- Given information:
.....
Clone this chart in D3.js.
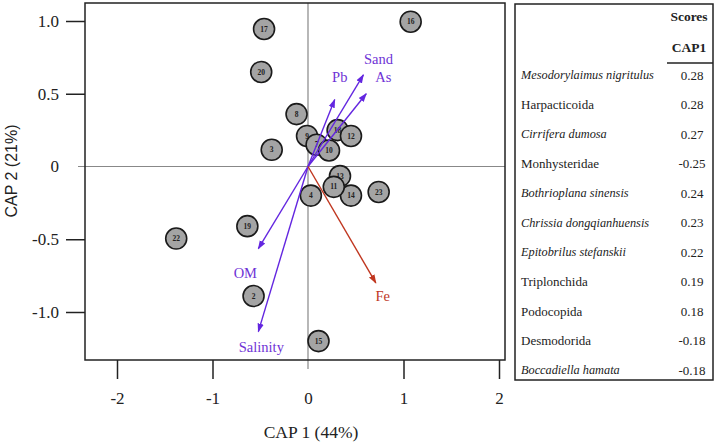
<!DOCTYPE html>
<html lang="en">
<head>
  <meta charset="UTF-8">
  <title>CAP ordination</title>
  <script src="https://d3js.org/d3.v7.min.js"></script>
  <style>
    body { margin: 0; background: #fff; }
    text { font-family: "Liberation Serif", "Times New Roman", serif; }
  </style>
</head>
<body>
  <script>
    // Site scores
    var sites = ["13", "14", "11", "2", "3", "4", "8", "9", "7", "10", "18", "12", "15", "16", "17", "19", "20", "22", "23"];
    var cap1 = [0.335, 0.45, 0.27, -0.57, -0.38, 0.03, -0.12, -0.01, 0.09, 0.22, 0.31, 0.45, 0.11, 1.075, -0.46, -0.635, -0.49, -1.38, 0.74];
    var cap2 = [-0.066, -0.20, -0.14, -0.89, 0.115, -0.20, 0.36, 0.21, 0.15, 0.11, 0.25, 0.21, -1.20, 0.995, 0.945, -0.41, 0.65, -0.495, -0.175];

    // Environmental vectors
    var vars = ["Pb", "Sand", "As", "OM", "Salinity", "Fe"];
    var vecX = [0.28, 0.58, 0.61, -0.52, -0.52, 0.71];
    var vecY = [0.46, 0.63, 0.50, -0.565, -1.135, -0.80];

    // Tick labels
    var xTicks = [-2, -1, 0, 1, 2];
    var yTicks = [-1, -0.5, 0, 0.5, 1];
    var yTickLabels = ["-1.0", "-0.5", "0", "0.5", "1.0"];

    // Table
    var taxa = ["Mesodorylaimus nigritulus", "Harpacticoida", "Cirrifera dumosa", "Monhysteridae",
      "Bothrioplana sinensis", "Chrissia dongqianhuensis", "Epitobrilus stefanskii", "Triplonchida",
      "Podocopida", "Desmodorida", "Boccadiella hamata"];
    var italic = [true, false, true, false, true, true, true, false, false, false, true];
    var scores = ["0.28", "0.28", "0.27", "-0.25", "0.24", "0.23", "0.22", "0.19", "0.18", "-0.18", "-0.18"];

    var w = 717, h = 444;
    var box = { left: 85, right: 505, top: 3, bottom: 360 };
    var purple = "#6326e0", purpleText = "#6f33d6", red = "#c0361f";

    var svg = d3.select("body").append("svg")
      .attr("width", w).attr("height", h);

    var x = d3.scaleLinear().domain([-2, 2]).range([117, 499]);
    var y = d3.scaleLinear().domain([-1, 1]).range([312, 21]);

    // arrow markers
    var defs = svg.append("defs");
    [["arrP", purple], ["arrR", red]].forEach(function(m) {
      defs.append("marker")
        .attr("id", m[0])
        .attr("viewBox", "0 0 10 10")
        .attr("refX", 9).attr("refY", 5)
        .attr("markerUnits", "userSpaceOnUse")
        .attr("markerWidth", 9).attr("markerHeight", 9)
        .attr("orient", "auto")
        .append("path")
        .attr("d", "M0,1.5 L10,5 L0,8.5 Z")
        .attr("fill", m[1]);
    });

    // zero lines
    svg.append("line")
      .attr("x1", 78).attr("x2", box.right)
      .attr("y1", y(0)).attr("y2", y(0))
      .attr("stroke", "#888").attr("stroke-width", 1.2);
    svg.append("line")
      .attr("x1", x(0)).attr("x2", x(0))
      .attr("y1", box.top).attr("y2", 369)
      .attr("stroke", "#888").attr("stroke-width", 1.2);

    // plot frame
    svg.append("rect")
      .attr("x", box.left).attr("y", box.top)
      .attr("width", box.right - box.left).attr("height", box.bottom - box.top)
      .attr("fill", "none").attr("stroke", "#222").attr("stroke-width", 1.5);

    // y axis
    var yAxis = d3.axisLeft(y)
      .tickValues(yTicks)
      .tickSize(19).tickPadding(7)
      .tickFormat(function(d, i) { return yTickLabels[i]; });
    var gy = svg.append("g")
      .attr("transform", "translate(" + box.left + ",0)")
      .call(yAxis);
    gy.select(".domain").remove();
    gy.selectAll(".tick line").attr("stroke", "#222").attr("stroke-width", 1.5)
      .filter(function(d) { return d === 0; }).remove();
    gy.selectAll(".tick text")
      .style("font-family", "Liberation Serif, serif")
      .style("font-size", "17px").attr("fill", "#222");

    // x axis
    var xAxis = d3.axisBottom(x)
      .tickValues(xTicks)
      .tickSize(19).tickPadding(13)
      .tickFormat(function(d) { return String(d); });
    var gx = svg.append("g")
      .attr("transform", "translate(0," + box.bottom + ")")
      .call(xAxis);
    gx.select(".domain").remove();
    gx.selectAll(".tick line").attr("stroke", "#222").attr("stroke-width", 1.5)
      .filter(function(d) { return d === 0; }).remove();
    gx.selectAll(".tick text")
      .style("font-family", "Liberation Serif, serif")
      .style("font-size", "17px").attr("fill", "#222");

    // axis titles
    svg.append("text")
      .attr("x", 311).attr("y", 438)
      .attr("text-anchor", "middle")
      .style("font-size", "17.5px").attr("fill", "#222")
      .text("CAP 1 (44%)");
    svg.append("text")
      .attr("transform", "translate(17,171) rotate(-90)")
      .attr("text-anchor", "middle")
      .style("font-family", "Liberation Sans, Arial, sans-serif")
      .style("font-size", "16px").attr("fill", "#222")
      .text("CAP 2 (21%)");

    // site points
    var pts = svg.append("g").selectAll("g")
      .data(sites)
      .enter().append("g")
      .attr("transform", function(d, i) { return "translate(" + x(cap1[i]) + "," + y(cap2[i]) + ")"; });
    pts.append("circle")
      .attr("r", 10.5)
      .attr("fill", "#a4a4a4")
      .attr("stroke", "#1a1a1a").attr("stroke-width", 1.6);
    pts.append("text")
      .attr("text-anchor", "middle")
      .attr("dy", "0.35em")
      .style("font-size", "7.5px").style("font-weight", "bold")
      .attr("fill", "#222")
      .text(function(d) { return d; });

    // environmental vectors
    var labelOff = [[5, -23], [15, -16], [17, -17], [-13, 24], [3, 15], [7, 13]];
    var vg = svg.append("g").selectAll("g")
      .data(vars)
      .enter().append("g");
    vg.append("line")
      .attr("x1", x(0)).attr("y1", y(0))
      .attr("x2", function(d, i) { return x(vecX[i]); })
      .attr("y2", function(d, i) { return y(vecY[i]); })
      .attr("stroke", function(d) { return d === "Fe" ? red : purple; })
      .attr("stroke-width", 1.4)
      .attr("marker-end", function(d) { return d === "Fe" ? "url(#arrR)" : "url(#arrP)"; });
    vg.append("text")
      .attr("x", function(d, i) { return x(vecX[i]) + labelOff[i][0]; })
      .attr("y", function(d, i) { return y(vecY[i]) + labelOff[i][1]; })
      .attr("dy", "0.35em")
      .attr("text-anchor", "middle")
      .style("font-size", "14.5px")
      .attr("fill", function(d) { return d === "Fe" ? red : purpleText; })
      .text(function(d) { return d; });

    // scores table
    var tb = { left: 515, right: 713, top: 4, bottom: 380 };
    svg.append("rect")
      .attr("x", tb.left).attr("y", tb.top)
      .attr("width", tb.right - tb.left).attr("height", tb.bottom - tb.top)
      .attr("fill", "none").attr("stroke", "#222").attr("stroke-width", 1.5);
    svg.append("text")
      .attr("x", 689).attr("y", 16).attr("dy", "0.35em")
      .attr("text-anchor", "middle")
      .style("font-size", "13.5px").style("font-weight", "bold").attr("fill", "#222")
      .text("Scores");
    svg.append("text")
      .attr("x", 689).attr("y", 47).attr("dy", "0.35em")
      .attr("text-anchor", "middle")
      .style("font-size", "13.5px").style("font-weight", "bold").attr("fill", "#222")
      .text("CAP1");
    svg.append("line")
      .attr("x1", 667).attr("x2", tb.right)
      .attr("y1", 63).attr("y2", 63)
      .attr("stroke", "#222").attr("stroke-width", 1.5);

    var rowY = d3.scalePoint().domain(d3.range(taxa.length)).range([75, 370]);
    var rows = svg.append("g").selectAll("g")
      .data(taxa)
      .enter().append("g")
      .attr("transform", function(d, i) { return "translate(0," + rowY(i) + ")"; });
    rows.append("text")
      .attr("x", 521).attr("dy", "0.35em")
      .style("font-size", function(d, i) { return italic[i] ? "12.3px" : "13px"; })
      .style("font-style", function(d, i) { return italic[i] ? "italic" : "normal"; })
      .attr("fill", "#222")
      .text(function(d) { return d; });
    rows.append("text")
      .attr("x", 692).attr("dy", "0.35em")
      .attr("text-anchor", "middle")
      .style("font-size", "13px")
      .attr("fill", "#222")
      .text(function(d, i) { return scores[i]; });
  </script>
</body>
</html>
.....
- Exercise goal: Leave out the pictures and repeat exactly the lines from the start of the material through the line that contains "0.65, -0.495, -0.175];", both included.

- Solution:
Clone this chart in D3.js.
<!DOCTYPE html>
<html lang="en">
<head>
  <meta charset="UTF-8">
  <title>CAP ordination</title>
  <script src="https://d3js.org/d3.v7.min.js"></script>
  <style>
    body { margin: 0; background: #fff; }
    text { font-family: "Liberation Serif", "Times New Roman", serif; }
  </style>
</head>
<body>
  <script>
    // Site scores
    var sites = ["13", "14", "11", "2", "3", "4", "8", "9", "7", "10", "18", "12", "15", "16", "17", "19", "20", "22", "23"];
    var cap1 = [0.335, 0.45, 0.27, -0.57, -0.38, 0.03, -0.12, -0.01, 0.09, 0.22, 0.31, 0.45, 0.11, 1.075, -0.46, -0.635, -0.49, -1.38, 0.74];
    var cap2 = [-0.066, -0.20, -0.14, -0.89, 0.115, -0.20, 0.36, 0.21, 0.15, 0.11, 0.25, 0.21, -1.20, 0.995, 0.945, -0.41, 0.65, -0.495, -0.175];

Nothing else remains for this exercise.